The Psychological Defense Line of Fibonacci Retracement Levels Investors often use Fibonacci tools to measure the depth of a correction. The 0.382, 0.5, and 0.618 levels are critical psychological thresholds. If a correction stops at the 0.5 or 0.618 level and begins a high-volume reversal, it is generally considered a textbook pattern for a technical adjustment. Once the price pierces the 0.618 level and enters a deeper decline zone, the market is highly likely to evolve from an "adjustment" into a "reversal."
 

Macro Logic: Liquidity is the Lifeblood of Crypto Assets

 
Cryptocurrencies are not islands; as a high-risk-appetite asset class, their trajectory is deeply influenced by the global macroeconomic environment and liquidity.
 
Shifts in Monetary Policy The prosperity of cryptocurrency has largely benefited from the expansion of global liquidity. When the Federal Reserve (Fed) or other major central banks adopt quantitative easing (QE) policies and lower interest rates, cheap capital flows into the crypto market. In this environment, almost any decline is a buying opportunity. However, when policy shifts toward raising interest rates and quantitative tightening (QT), the cost of capital increases, and global liquidity flows back. The crashes that occur at these times are often not simple corrections but the start of a bear market triggered by the collapse of the valuation system.
 
Structural Changes in the Regulatory Environment Local policy fluctuations may trigger short-term corrections, but if major global economies implement severe restrictions targeting the core status of cryptocurrencies (such as stablecoin regulation, the legality of spot exchanges, or the compliance of decentralized finance protocols), the impact is often devastating.

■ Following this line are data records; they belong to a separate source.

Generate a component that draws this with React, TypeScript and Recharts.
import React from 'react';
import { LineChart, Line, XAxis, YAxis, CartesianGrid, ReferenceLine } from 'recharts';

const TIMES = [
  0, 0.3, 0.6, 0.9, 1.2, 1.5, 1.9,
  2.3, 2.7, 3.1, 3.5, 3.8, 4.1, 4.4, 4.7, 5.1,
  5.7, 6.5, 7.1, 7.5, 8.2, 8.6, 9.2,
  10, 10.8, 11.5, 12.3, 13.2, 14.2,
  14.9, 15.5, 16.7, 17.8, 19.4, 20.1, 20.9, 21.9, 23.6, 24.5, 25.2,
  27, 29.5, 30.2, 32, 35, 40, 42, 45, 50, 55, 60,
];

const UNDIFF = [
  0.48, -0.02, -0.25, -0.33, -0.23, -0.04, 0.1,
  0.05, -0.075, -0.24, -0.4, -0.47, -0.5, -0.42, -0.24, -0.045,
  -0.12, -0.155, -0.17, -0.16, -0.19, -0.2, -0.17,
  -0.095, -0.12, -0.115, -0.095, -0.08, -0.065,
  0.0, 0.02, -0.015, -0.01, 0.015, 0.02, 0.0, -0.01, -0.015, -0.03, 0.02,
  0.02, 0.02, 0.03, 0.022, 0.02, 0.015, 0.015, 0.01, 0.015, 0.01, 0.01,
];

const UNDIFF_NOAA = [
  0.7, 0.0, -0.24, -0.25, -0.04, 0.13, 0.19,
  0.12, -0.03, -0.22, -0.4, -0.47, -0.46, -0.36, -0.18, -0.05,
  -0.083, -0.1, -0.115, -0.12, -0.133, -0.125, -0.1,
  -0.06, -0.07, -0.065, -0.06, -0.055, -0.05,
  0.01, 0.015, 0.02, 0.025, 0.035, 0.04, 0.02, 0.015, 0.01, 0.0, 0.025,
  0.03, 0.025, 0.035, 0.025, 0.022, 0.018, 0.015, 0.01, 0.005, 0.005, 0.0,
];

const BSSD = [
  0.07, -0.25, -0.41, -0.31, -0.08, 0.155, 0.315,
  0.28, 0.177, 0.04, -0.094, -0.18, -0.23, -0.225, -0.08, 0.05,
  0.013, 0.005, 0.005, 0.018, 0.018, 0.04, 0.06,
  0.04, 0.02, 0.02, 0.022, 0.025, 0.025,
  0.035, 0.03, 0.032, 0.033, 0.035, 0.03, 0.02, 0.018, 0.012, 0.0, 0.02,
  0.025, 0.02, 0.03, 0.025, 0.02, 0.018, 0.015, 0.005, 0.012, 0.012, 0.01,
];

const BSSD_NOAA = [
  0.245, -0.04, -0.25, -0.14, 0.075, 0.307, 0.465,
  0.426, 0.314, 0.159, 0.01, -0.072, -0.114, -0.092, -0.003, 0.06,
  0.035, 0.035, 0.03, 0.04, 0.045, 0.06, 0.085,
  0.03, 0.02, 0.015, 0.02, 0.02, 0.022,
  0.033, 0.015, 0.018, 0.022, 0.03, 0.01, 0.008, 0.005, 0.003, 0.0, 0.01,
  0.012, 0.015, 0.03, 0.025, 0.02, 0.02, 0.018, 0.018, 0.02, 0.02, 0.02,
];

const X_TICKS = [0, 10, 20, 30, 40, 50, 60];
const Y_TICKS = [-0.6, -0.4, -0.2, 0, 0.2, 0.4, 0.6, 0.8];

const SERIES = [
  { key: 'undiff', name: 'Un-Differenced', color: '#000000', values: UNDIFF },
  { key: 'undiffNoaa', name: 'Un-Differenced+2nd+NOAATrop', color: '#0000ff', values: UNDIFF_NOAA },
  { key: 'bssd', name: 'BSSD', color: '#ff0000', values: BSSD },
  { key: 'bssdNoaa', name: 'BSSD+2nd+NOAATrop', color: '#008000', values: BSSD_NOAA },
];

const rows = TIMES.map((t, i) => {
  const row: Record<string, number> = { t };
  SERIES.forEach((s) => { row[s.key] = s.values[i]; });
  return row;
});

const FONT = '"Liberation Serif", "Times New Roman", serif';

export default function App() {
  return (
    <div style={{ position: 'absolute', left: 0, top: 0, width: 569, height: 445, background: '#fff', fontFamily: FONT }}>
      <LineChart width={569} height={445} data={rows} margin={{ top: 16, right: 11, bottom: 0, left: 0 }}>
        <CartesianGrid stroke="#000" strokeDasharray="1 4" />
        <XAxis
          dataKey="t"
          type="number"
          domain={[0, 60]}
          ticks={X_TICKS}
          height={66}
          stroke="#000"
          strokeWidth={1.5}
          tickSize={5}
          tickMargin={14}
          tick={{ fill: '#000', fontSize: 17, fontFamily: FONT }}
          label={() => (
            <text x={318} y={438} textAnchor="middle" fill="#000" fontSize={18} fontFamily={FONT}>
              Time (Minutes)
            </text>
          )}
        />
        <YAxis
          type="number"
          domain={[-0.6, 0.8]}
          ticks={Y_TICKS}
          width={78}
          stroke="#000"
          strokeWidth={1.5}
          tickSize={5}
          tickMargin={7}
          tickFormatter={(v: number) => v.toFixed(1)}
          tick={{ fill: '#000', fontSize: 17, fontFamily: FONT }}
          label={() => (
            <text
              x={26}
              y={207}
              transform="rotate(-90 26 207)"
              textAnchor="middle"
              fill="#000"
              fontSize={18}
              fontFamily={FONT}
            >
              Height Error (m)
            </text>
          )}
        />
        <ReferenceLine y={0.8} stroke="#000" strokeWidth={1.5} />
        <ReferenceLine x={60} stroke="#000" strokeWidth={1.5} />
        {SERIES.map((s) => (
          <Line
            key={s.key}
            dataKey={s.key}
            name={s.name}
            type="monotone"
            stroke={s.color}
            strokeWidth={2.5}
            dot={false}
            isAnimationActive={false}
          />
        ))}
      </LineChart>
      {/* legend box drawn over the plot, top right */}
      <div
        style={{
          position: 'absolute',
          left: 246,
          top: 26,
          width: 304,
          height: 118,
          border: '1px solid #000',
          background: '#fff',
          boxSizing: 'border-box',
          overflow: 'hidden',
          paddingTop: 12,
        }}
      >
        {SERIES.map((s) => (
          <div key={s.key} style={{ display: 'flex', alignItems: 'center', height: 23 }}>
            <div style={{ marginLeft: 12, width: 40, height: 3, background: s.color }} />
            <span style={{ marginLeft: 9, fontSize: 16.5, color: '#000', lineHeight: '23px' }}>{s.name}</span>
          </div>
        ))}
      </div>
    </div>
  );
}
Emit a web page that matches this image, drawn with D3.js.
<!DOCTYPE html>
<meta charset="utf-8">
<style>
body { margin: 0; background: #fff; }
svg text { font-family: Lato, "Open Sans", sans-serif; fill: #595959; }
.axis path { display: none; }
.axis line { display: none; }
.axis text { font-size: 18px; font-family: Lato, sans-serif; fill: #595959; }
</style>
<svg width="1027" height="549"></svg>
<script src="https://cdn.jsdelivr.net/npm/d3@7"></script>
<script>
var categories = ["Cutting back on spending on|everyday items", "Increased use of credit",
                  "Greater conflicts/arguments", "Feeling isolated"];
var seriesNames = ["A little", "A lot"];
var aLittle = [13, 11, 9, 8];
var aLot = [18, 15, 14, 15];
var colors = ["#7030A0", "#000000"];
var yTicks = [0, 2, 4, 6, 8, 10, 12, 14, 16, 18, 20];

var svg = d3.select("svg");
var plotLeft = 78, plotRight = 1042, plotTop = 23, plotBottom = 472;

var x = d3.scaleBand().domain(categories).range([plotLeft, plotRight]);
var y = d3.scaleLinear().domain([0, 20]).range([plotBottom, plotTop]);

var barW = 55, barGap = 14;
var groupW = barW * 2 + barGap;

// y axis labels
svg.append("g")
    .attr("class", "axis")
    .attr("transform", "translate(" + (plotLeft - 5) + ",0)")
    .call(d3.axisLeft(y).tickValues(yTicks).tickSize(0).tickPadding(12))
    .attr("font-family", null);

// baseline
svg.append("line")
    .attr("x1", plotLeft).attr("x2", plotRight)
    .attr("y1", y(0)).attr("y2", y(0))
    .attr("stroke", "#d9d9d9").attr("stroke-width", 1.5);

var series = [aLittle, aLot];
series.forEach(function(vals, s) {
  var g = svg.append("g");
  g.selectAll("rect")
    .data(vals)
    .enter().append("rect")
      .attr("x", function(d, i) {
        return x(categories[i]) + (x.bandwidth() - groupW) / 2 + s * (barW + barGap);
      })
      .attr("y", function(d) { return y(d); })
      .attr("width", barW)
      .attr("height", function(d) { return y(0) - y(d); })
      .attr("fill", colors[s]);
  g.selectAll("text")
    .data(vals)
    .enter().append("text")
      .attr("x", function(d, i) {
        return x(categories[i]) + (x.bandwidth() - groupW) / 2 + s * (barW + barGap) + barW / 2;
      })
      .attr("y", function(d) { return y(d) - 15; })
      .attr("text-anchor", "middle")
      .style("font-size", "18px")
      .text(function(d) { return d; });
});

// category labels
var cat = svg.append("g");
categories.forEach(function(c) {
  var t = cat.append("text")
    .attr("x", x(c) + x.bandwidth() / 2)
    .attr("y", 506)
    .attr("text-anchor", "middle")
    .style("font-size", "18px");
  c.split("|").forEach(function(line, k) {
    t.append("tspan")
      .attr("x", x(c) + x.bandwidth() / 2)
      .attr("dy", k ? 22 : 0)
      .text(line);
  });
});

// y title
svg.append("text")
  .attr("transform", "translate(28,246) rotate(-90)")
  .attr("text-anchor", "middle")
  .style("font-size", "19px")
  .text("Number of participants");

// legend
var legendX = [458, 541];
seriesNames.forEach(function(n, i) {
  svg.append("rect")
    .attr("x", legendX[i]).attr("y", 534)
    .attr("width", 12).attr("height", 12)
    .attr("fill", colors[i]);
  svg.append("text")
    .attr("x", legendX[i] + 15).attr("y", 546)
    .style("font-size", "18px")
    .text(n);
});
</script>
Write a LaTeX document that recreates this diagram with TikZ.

Investors must be wary of regulatory moves that can change the underlying survival logic of the industry, as they are often catalysts for long-cycle transitions from bull to bear.
 
On-Chain Data: The Microscope Through the Mist
The uniqueness of cryptocurrency lies in the fact that all transaction data is transparent and traceable. On-chain indicators provide us with a "God's eye view" to gain insight into the actual distribution of chips.
 
MVRV Z-Score and Valuation Bubbles The MVRV (Market Value to Realized Value) indicator is key to assessing whether the market is overheating. When the MVRV enters a high-risk zone (usually a Z-Score greater than 7), any decline may be a preview of a bear market, as it means the overall market is sitting on massive unrealized profits and the pressure to cash out is extremely high. Conversely, when the indicator is at historical lows, a decline often represents the emergence of a value trough.
 
The Game Between Long-Term Holders and Short-Term Holders During a correction, we often see chips transferring from "short-term speculators" to "long-term holders (HODLers)." If on-chain data shows that long-term holders are increasing their positions against the trend, it indicates that the market's fundamental base remains solid and the decline is an opportunity. If, however, even long-term holders begin to transfer assets to exchanges on a large scale in the early stages of a decline, it is an extremely dangerous signal, indicating the total collapse of market confidence.
 
Changes in Exchange Supply A continuous decrease in Bitcoin reserves on exchanges usually means that investors prefer to lock in their positions rather than sell; this tightening of the supply-demand structure supports a rebound after a correction. If the supply suddenly surges, it warns of an impending wave of massive selling.
 

Psychological Game: The Equilibrium of Fear and Greed

 
Investing is a practice of going against human nature. When judging corrections versus bear markets, the psychological state of investors itself is an important reference indicator.
 
"Panic selling" is usually a sign of a correction bottom. When the market is filled with despair and mainstream media outlets proclaim the "death of crypto" once again, the periodic bottom is often not far off. However, the starting phase of a bear market is often accompanied by "Denial." In the early stages of a drop, most people are still immersed in the inertia of the bull market, believing every drop is an opportunity. This blind optimism leads to constant "catching of falling knives" until finally all bulls are wiped out and the market enters a long period of sideways "bleeding" declines—this is the true grinding bottom phase of a bear market.
 
Learning to distinguish between "mispricing caused by panic" and the "slow bleed after a trend reversal" requires investors to possess high psychological resilience.
 

Practical Strategies: How to Survive and Profit in Volatility

 
Faced with a decline, rational investors should not guess the bottom but should instead establish systematic defense and offense mechanisms.
 
Batch Positioning and DCA Strategy No matter how bullish you are on an asset, never exhaust all your ammunition in a single decline. By using Dollar Cost Averaging (DCA) to build positions in batches, you can average out your holding costs. If this strategy is adopted during a correction, you will obtain an excellent average entry price; if entering a bear market, this strategy effectively prevents you from being trapped with a full position at the peak.
 
Establishing Hard Stop-Losses and Risk Hedging The essence of technical analysis is not prediction, but response. Investors should decisively execute stop-losses when prices break below key weekly support levels or when losses exceed personal tolerance thresholds (such as 10% of total assets). Using options or futures for hedging is also an effective means to lock in profits and hedge downside risks when the trend is uncertain.
 
Focusing on Fundamentals and Application Implementation In a decline, only projects with real-world application scenarios, strong developer communities, and clear profit models can survive and eventually regain lost ground. When judging whether it is an "opportunity" or a "risk," returning to the project itself and considering whether its core competitiveness has been lost due to the price drop is the ultimate criterion for making the correct decision.